PREPARAZIONE Mescolate gli ingredienti dell’impasto, aggiungete acqua tiepida e lavorate fino ad avere un impasto omogeneo. State indietro con l’acqua, vogliamo un impasto meno idratato possibile. Chiudete bene la massa in della pellicola trasparente e lasciatela riposare in frigo per almeno mezz’ora.

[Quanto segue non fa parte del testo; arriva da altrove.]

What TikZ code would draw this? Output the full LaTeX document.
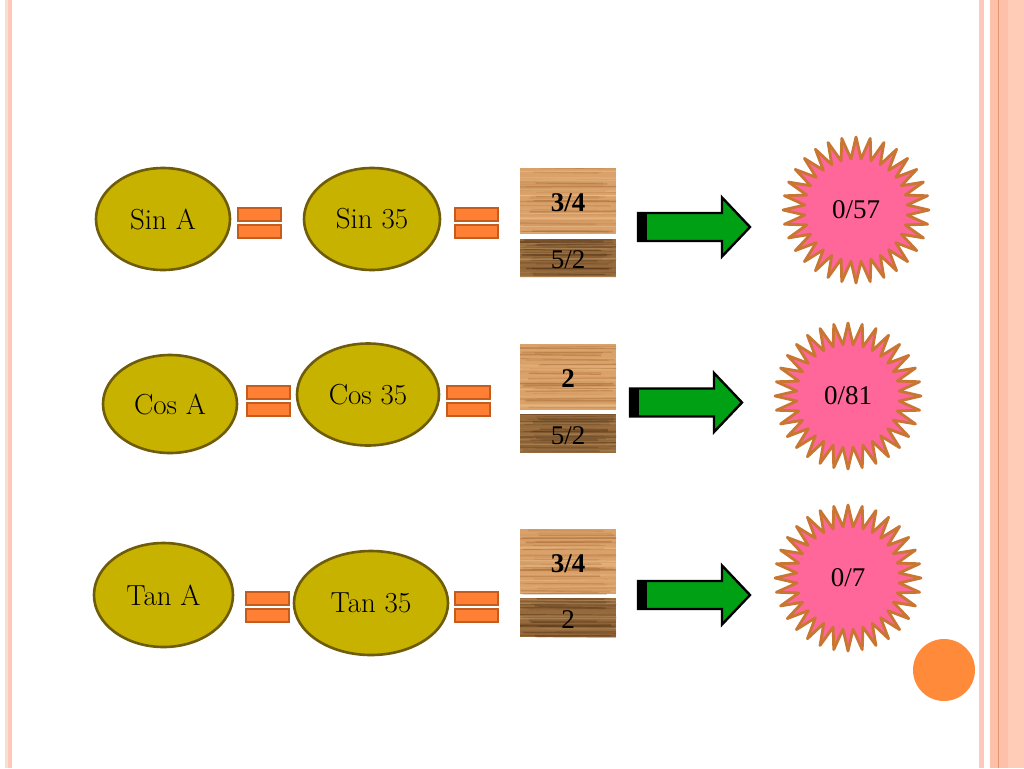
\documentclass[tikz,border=0pt]{standalone}
\usepackage{fontspec}
\newfontfamily\timesf{Liberation Serif}
\usetikzlibrary{shapes.geometric}
\definecolor{olivefill}{RGB}{200,178,0}
\definecolor{olivedraw}{RGB}{110,92,10}
\definecolor{eqfill}{RGB}{255,128,52}
\definecolor{eqdraw}{RGB}{196,92,30}
\definecolor{arrgreen}{RGB}{0,160,20}
\definecolor{starfill}{RGB}{255,102,153}
\definecolor{stardraw}{RGB}{200,118,50}
\definecolor{dotorange}{RGB}{255,138,58}
\definecolor{woodA}{RGB}{218,162,106}
\definecolor{woodAg}{RGB}{165,105,52}
\definecolor{woodAl}{RGB}{240,200,150}
\definecolor{woodB}{RGB}{150,106,60}
\definecolor{woodBg}{RGB}{78,48,20}
\definecolor{woodBl}{RGB}{190,150,100}
\definecolor{bordA}{RGB}{255,200,184}
\definecolor{bordB}{RGB}{245,225,205}
\definecolor{bordC}{RGB}{255,192,170}
\definecolor{bordD}{RGB}{255,204,184}
\definecolor{bordL}{RGB}{228,150,115}
\tikzset{
  oval/.style={ellipse, draw=olivedraw, fill=olivefill, line width=2.6pt, inner sep=0pt, font=\fontsize{29}{33}\selectfont},
  eqbar/.style={draw=eqdraw, fill=eqfill, line width=1.2pt},
  arrowst/.style={draw=black, fill=arrgreen, line width=2.4pt, line join=miter},
  burst/.style={star, star points=32, star point ratio=1.42, minimum size=146pt, inner sep=0pt, draw=stardraw, fill=starfill, line width=2.8pt, line join=round},
  startext/.style={font=\timesf\fontsize{27}{30}\selectfont},
  woodtext/.style={font=\timesf\fontsize{27}{30}\selectfont},
  eqsign/.pic={
    \path[eqbar] (0,0) rectangle (43,13);
    \path[eqbar] (0,17) rectangle (43,30);
  },
  greenarrow/.pic={
    \path[arrowst] (0,-14) -- (84,-14) -- (84,-29.5) -- (112,0) -- (84,29.5) -- (84,14) -- (0,14) -- cycle;
    \fill[black] (-1.2,-14) rectangle (9,14);
  }
}
\newcommand\mywood[9]{%
  \node[draw=none, fill=#6, minimum width=#4pt, minimum height=#5pt, inner sep=0pt] (#1) at (#2,#3) {};
  \begin{scope}
    \clip (#2-#4/2,#3-#5/2) rectangle (#2+#4/2,#3+#5/2);
    \foreach \k in {1,...,34} {
      \pgfmathsetmacro\yy{#3-#5/2+rnd*#5}
      \pgfmathsetmacro\lw{0.4+rnd*1.6}
      \pgfmathsetmacro\op{0.12+rnd*0.4}
      \pgfmathsetmacro\xa{#2-#4/2-10+rnd*30}
      \pgfmathsetmacro\xb{#2+#4/2+10-rnd*30}
      \draw[#7, opacity=\op, line width=\lw pt] (\xa,\yy) -- (\xb,\yy+rnd*2-1);
    }
    \foreach \k in {1,...,14} {
      \pgfmathsetmacro\yy{#3-#5/2+rnd*#5}
      \pgfmathsetmacro\lw{0.4+rnd*1.4}
      \pgfmathsetmacro\op{0.15+rnd*0.35}
      \draw[#8, opacity=\op, line width=\lw pt] (#2-#4/2,\yy) -- (#2+#4/2,\yy+rnd*2-1);
    }
  \end{scope}
  \node[woodtext] at ([yshift=-2pt]#1.center) {#9};
}
\begin{document}
\begin{tikzpicture}[x=1pt,y=-1pt]
\pgfmathsetseed{7}
\useasboundingbox (0,0) rectangle (1024,768);
\fill[white] (0,0) rectangle (1024,768);
% borders
\fill[bordB] (5,0) rectangle (7.5,768);
\fill[bordA] (7.5,0) rectangle (12,768);
\fill[bordA] (979,0) rectangle (984,768);
\fill[bordC] (990,0) rectangle (1008,768);
\fill[bordD] (1008,0) rectangle (1024,768);
\draw[bordL, line width=0.8pt] (998.5,0) -- (998.5,768);

% row 1
\node[oval, minimum width=134pt, minimum height=102pt] (sinA) at (163,219) {Sin A};
\node[oval, minimum width=136pt, minimum height=102pt] (sin35) at (372,219) {Sin 35};
\pic (eq1a) at (238,208) {eqsign};
\pic (eq1b) at (455,208) {eqsign};
\mywood{w1t}{568}{201}{96}{66}{woodA}{woodAg}{woodAl}{\bfseries 3/4}
\mywood{w1b}{568}{258}{96}{38}{woodB}{woodBg}{woodBl}{5/2}
\pic (ar1) at (638,227) {greenarrow};
\node[burst] (st1) at (856,210) {};
\node[startext] (t1) at (st1) {0/57};

% row 2
\node[oval, minimum width=134pt, minimum height=98pt] (cosA) at (170,404) {Cos A};
\node[oval, minimum width=142pt, minimum height=102pt] (cos35) at (368,394.5) {Cos 35};
\pic (eq2a) at (247,386) {eqsign};
\pic (eq2b) at (447,386) {eqsign};
\mywood{w2t}{568}{377}{96}{66}{woodA}{woodAg}{woodAl}{\bfseries 2}
\mywood{w2b}{568}{433.5}{96}{39}{woodB}{woodBg}{woodBl}{5/2}
\pic (ar2) at (630,402.5) {greenarrow};
\node[burst] (st2) at (848,396) {};
\node[startext] (t2) at (st2) {0/81};

% row 3
\node[oval, minimum width=139pt, minimum height=104pt] (tanA) at (163.5,595) {Tan A};
\node[oval, minimum width=154pt, minimum height=104pt] (tan35) at (371,603) {Tan 35};
\pic (eq3a) at (246,592) {eqsign};
\pic (eq3b) at (455,592) {eqsign};
\mywood{w3t}{568}{561.5}{96}{65}{woodA}{woodAg}{woodAl}{\bfseries 3/4}
\mywood{w3b}{568}{617.5}{96}{39}{woodB}{woodBg}{woodBl}{2}
\pic (ar3) at (638,595) {greenarrow};
\node[burst] (st3) at (848,578) {};
\node[startext] (t3) at (st3) {0/7};

% orange dot
\node[circle, fill=dotorange, minimum size=62pt, inner sep=0pt] (dot) at (944,670) {};
\end{tikzpicture}
\end{document}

Nel frattempo, dedichiamoci al ripieno. Fate ammollare la soia come indicato sulla confezione (di solito basta coprirla di acqua bollente per una ventina di minuti), poi strizzatela benissimo e mettetela in un frullatore/food processor. Mettetela nella terrina dove avrà dimora il nostro ripieno. Frullate allo stesso modo i funghi e le noci. Aggiungete il tutto alla terrina, insieme a un cucchiaio di miso (abbiate l’accortezza di amalgamarlo bene) e alla patata schiacciata. Mescolare tutto e aggiungere salsa di soia a gusto, finché il ripieno non sarà saporito quanto basta. Assaggiatelo senza paura, non contiene carne cruda né cose che possono farvi del male. Il ripieno è pronto quando dovete fare appello alla vostra forza di volontà per non mangiarlo a cucchiaiate come se fosse un Fruttolo. Mettetelo a riposare in frigo.

Prepariamo la crema di funghi. Tagliate grossolanamente i vostri funghi e buttateli in padella insieme a un po’ di sale, una cipolla e al rosmarino, in abbondante olio d’oliva. Inizialmente butteranno fuori dell’acqua, poi inizieranno a rosolare per bene. Praticate un po’ di coraggio della padella e fateli bruciacchiare lievemente. Niente paura, è letteralmente impossibile cuocerli troppo. Quando sono ben cotti e saporiti quanto basta, metteteli nel frullatore, aggiungete la margarina e frullate. Aggiungete il latte di soia a poco a poco, fino a ottenere una consistenza cremosa, ma non troppo liquida (anche perché in mantecatura aggiungeremo un po’ di acqua di cottura).

Ora tiriamo la pasta per i ravioli. Io ho usato una vecchia macchina Imperia (che la nonna chiamava “la nonna papera”), ma potete cavarvela anche con un mattarello. L’impasto riposato dovrebbe permettervi di tirare una sfoglia molto sottile. Assemblate i ravioli con il metodo che preferite. Io ho usato lo stampo raviolamp, ma potete fare dei quadrati da richiudere a triangolo, dei cerchi, dei cappelletti, delle strisce lunghe da ripiegare longitudinalmente. Insomma, i ravioli. Ci sono mille metodi, basta solo farci la mano. Ricordate che anche se vi vengono brutti saranno comunque buonissimi.

Cuocete i ravioli (se sono appena fatti basteranno un paio di minuti, nel dubbio assaggiate), poi fateli rapidamente saltare nella crema di funghi, che avrete allungato con un filo di acqua di cottura. Ovviamente potete fare gli stessi ravioli con tutte le salse che volete, ma la variante di funghi ai funghi con funghi e contorno di funghi ha riscosso molto successo.